The Pyrrhic invasion had steeped Italy in grief for her fallen
sons; the Punic War produced mourning on an even more
tragic scale. Roman bitterness was not diminished by the
knowledge that Carthage, for all her financial investment,
risked the lives of relatively few of her own menfolk.

Each fresh casualty-list deepened resentment of the Punic
state. Sicily swallowed manpower like some massive pit, and
Punic money followed. The sacrifice would stop when Rome's
vigour was exhausted, Carthage's treasure spent. Until then,
it continued with fluctuating fortunes on both sides, the flair
of Punic generalship insufficient to surmount the reserves of
its dogged foe.

On land, the struggle was of two distinct types: siege war­fare, the Romans seeking to reduce Carthage's strongholds in
western Sicily; and what might best be described as a
guerilla
war in which the Carthaginians held the initiative, mounting
surprise attacks and raids from hill bases.

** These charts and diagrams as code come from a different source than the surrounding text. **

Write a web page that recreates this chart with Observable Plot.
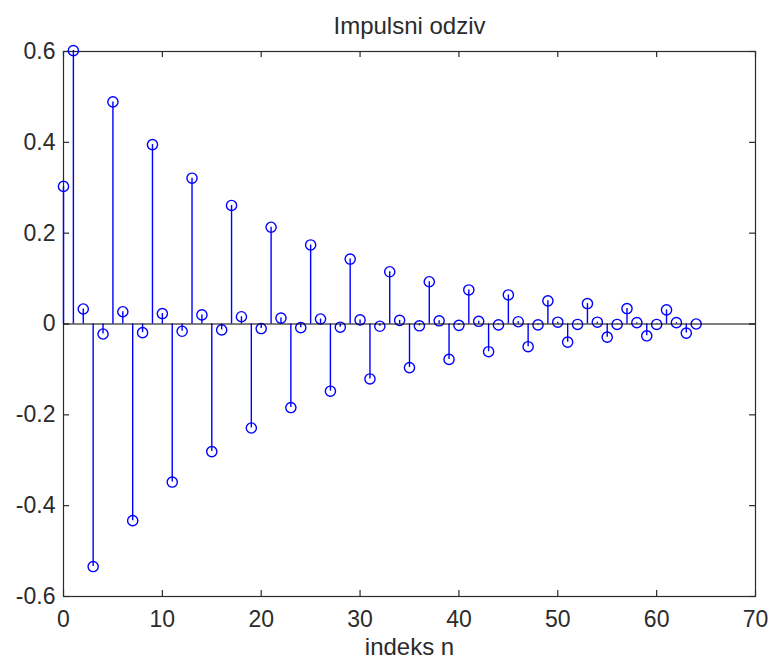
<!DOCTYPE html>
<html>
<head>
<meta charset="utf-8">
<script src="https://cdn.jsdelivr.net/npm/d3@7"></script>
<script src="https://cdn.jsdelivr.net/npm/@observablehq/plot@0.6"></script>
<style>
  html, body { margin: 0; padding: 0; background: #fff; }
</style>
</head>
<body>
<div id="chart"></div>
<script>
// Impulse response h[n], n = 0..64
const values = [
  0.303, 0.602, 0.033, -0.534, -0.022, 0.489, 0.027, -0.433, -0.019, 0.395,
  0.023, -0.348, -0.016, 0.321, 0.020, -0.281, -0.013, 0.261, 0.016, -0.229,
  -0.010, 0.213, 0.013, -0.184, -0.008, 0.174, 0.011, -0.148, -0.007, 0.143,
  0.009, -0.121, -0.005, 0.115, 0.008, -0.096, -0.004, 0.093, 0.007, -0.078,
  -0.003, 0.075, 0.006, -0.061, -0.002, 0.064, 0.005, -0.050, -0.002, 0.051,
  0.004, -0.040, -0.001, 0.045, 0.004, -0.029, -0.001, 0.034, 0.003, -0.026,
  -0.001, 0.031, 0.003, -0.020, 0.000
];
const xTicks = [0, 10, 20, 30, 40, 50, 60, 70];
const yTicks = [-0.6, -0.4, -0.2, 0, 0.2, 0.4, 0.6];
const titleText = "Impulsni odziv";
const xLabel = "indeks n";

const data = values.map((v, i) => ({n: i, v}));

const W = 772, H = 661;
const M = {left: 63, right: 17, top: 51, bottom: 65};
const frameW = W - M.left - M.right;
const frameH = H - M.top - M.bottom;

const blue = "#0000ff";
const ink = "#2b2b2b";
const font = "'Liberation Sans', Arial, Helvetica, sans-serif";
const T = 6; // inward tick length

const chart = Plot.plot({
  width: W, height: H,
  marginLeft: M.left, marginRight: M.right, marginTop: M.top, marginBottom: M.bottom,
  style: {fontFamily: font, fontSize: "23px", background: "#fff", color: ink, overflow: "visible"},
  x: {domain: [0, 70], ticks: xTicks},
  y: {domain: [-0.6, 0.6], ticks: yTicks},
  marks: [
    // inward ticks on all four sides
    Plot.ruleX(xTicks, {x: d => d, insetTop: frameH - T, stroke: ink, strokeWidth: 1.2}),
    Plot.ruleX(xTicks, {x: d => d, insetBottom: frameH - T, stroke: ink, strokeWidth: 1.2}),
    Plot.ruleY(yTicks, {y: d => d, insetRight: frameW - T, stroke: ink, strokeWidth: 1.2}),
    Plot.ruleY(yTicks, {y: d => d, insetLeft: frameW - T, stroke: ink, strokeWidth: 1.2}),
    Plot.frame({stroke: ink, strokeWidth: 1.2}),
    // tick labels
    Plot.axisX(xTicks, {anchor: "bottom", tickSize: 0, tickPadding: 14, tickFormat: d => String(d), label: null, fill: ink}),
    Plot.axisY(yTicks, {anchor: "left", tickSize: 0, tickPadding: 8, tickFormat: d => String(d), label: null, fill: ink}),
    // stems
    Plot.ruleX(data, {x: "n", y1: 0, y2: "v", stroke: blue, strokeWidth: 1.4}),
    // markers
    Plot.dot(data, {x: "n", y: "v", r: 5.1, stroke: blue, fill: "none", strokeWidth: 1.4}),
    // baseline
    Plot.ruleY([0], {stroke: "#000", strokeWidth: 1.2}),
    // title and x label
    Plot.text([titleText], {text: d => d, frameAnchor: "top", lineAnchor: "bottom", dy: -18, fontSize: 24, fill: ink}),
    Plot.text([xLabel], {text: d => d, frameAnchor: "bottom", lineAnchor: "bottom", dy: 58, fontSize: 24, fill: ink})
  ]
});

document.getElementById("chart").appendChild(chart);
</script>
</body>
</html>
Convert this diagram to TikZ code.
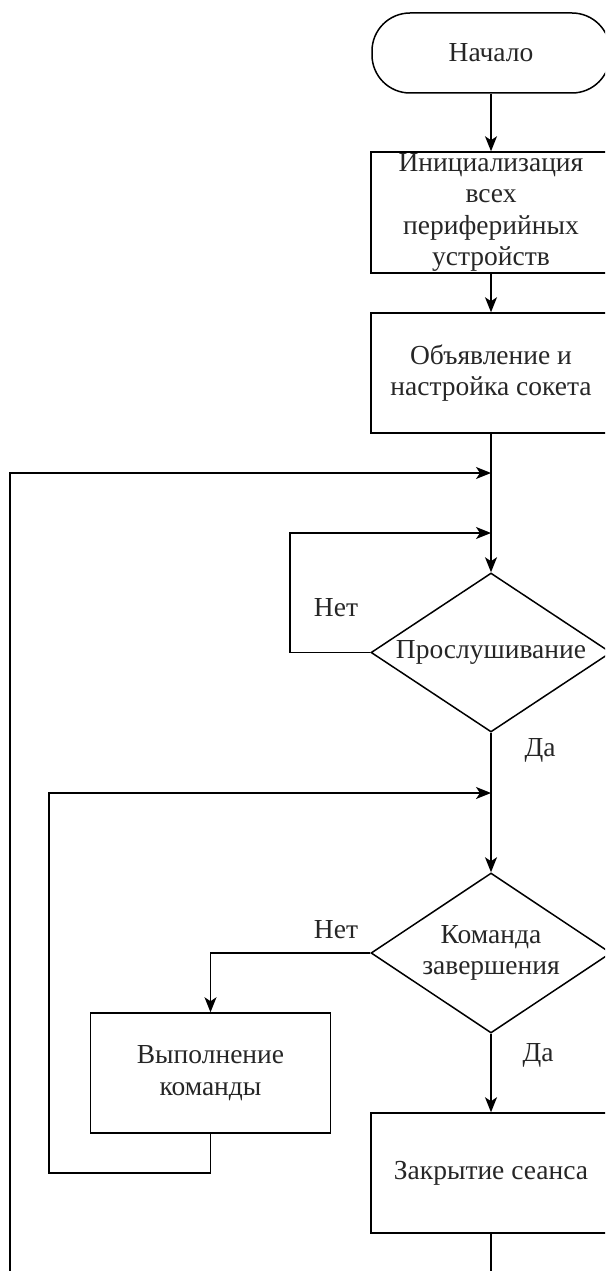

Major field battles
were conspicuously absent.

At first, this omission reflected the fear of elephants trans­mitted to the Roman troops from Africa. Following the defeat
of Regulus, the commander of the Carthaginian forces in Sicily,
Hasdrubal-son-of-Hanno, had 140 elephants at Lilybaeum. For
two years they assured him command of the countryside.
Roman morale was low. Then, in 251, Hasdrubal rashly em­ployed the animals against a walled town, Panormus, which
had fallen to Rome some years earlier.

Emboldened by their fortifications, the defenders allowed
the elephants to draw close before assailing them with arrows
and javelins. The tormented beasts ran amok. Confusion in Hasdrubal's ranks, resulting in his repulse, was overshadowed
by the loss to Carthage of the elephants, most of them escaping
to be caught by the Romans.

Confident again of appearing on open land, the legions con­verged against Lilybaeum. From 250, the attackers spared no
effort to reduce the stronghold, a base vital to the Punic cause.
It was menaced by siege works and armed camps. Its towers
were mined; its walls battered by great rams. The officers of the
mercenary garrison were suborned.

Against this onslaught, the Carthaginian commander, Him­ilco, fought a brilliant and fierce defence. With counter-mines
and forays, he drove the besiegers back while the bastions
were rebuilt to block fresh attacks. He used fire against the
enemy. Winning the loyalty of the rank-and-file mercenaries,
he thwarted conspiracy, expelling the traitors from the city.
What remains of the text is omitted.